The wildflowers' ability to anchor moisture in the mountains has long been known, he says. Overgrazing at the turn of the 20th century caused flooding that washed out towns and roads, he says. Yet, it's taken decades to get a handle on how to manage these fragile systems.
'Nobody really took time to realize all the values they served and to really know what they looked like,' Winward said. 'Most of them were disturbed at various degrees of severity from 1885 to 1915.'
In addition to benefiting cutthroat, the meadows provide other services for wildlife. For example, research indicates that mule deer feeding on healthy wildflowers put on more fat, have higher pregnancy rates, give birth to bigger fawns and produce more milk for their young, Kilpatrick says.
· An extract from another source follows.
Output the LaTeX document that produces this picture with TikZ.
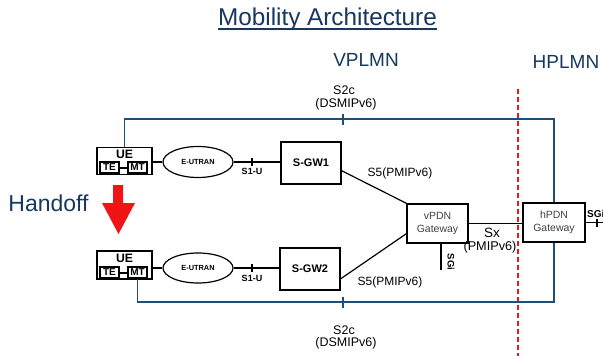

The Triple Peak Forage Reserve encompasses birthing areas for mule deer.
Kilpatrick says mule deer summering in the Wyoming Range are facing habitat challenges on their winter range, with drilling under way on the Pinedale Anticline.
'If we can beef up these animals before they hit winter range, they'll have a better survival rate,' he says.
These high-elevation monitoring plots have a long way to go, but once they demonstrate 80 percent ground cover, with a healthy mix of flowers, domestic sheep can return to this high country. Like the rest of the allotment, the land will provide alternative pasture for ranchers who need to give their own forest allotment a rest ' for reasons such as recovery from wildfire or habitat restoration.
'It gives us flexibility to do (habitat) treatments in surrounding allotments,' Kilpatrick says. It's 'another tool,' he says, for ranchers and land managers to use as they try to balance the needs of wildlife and livestock.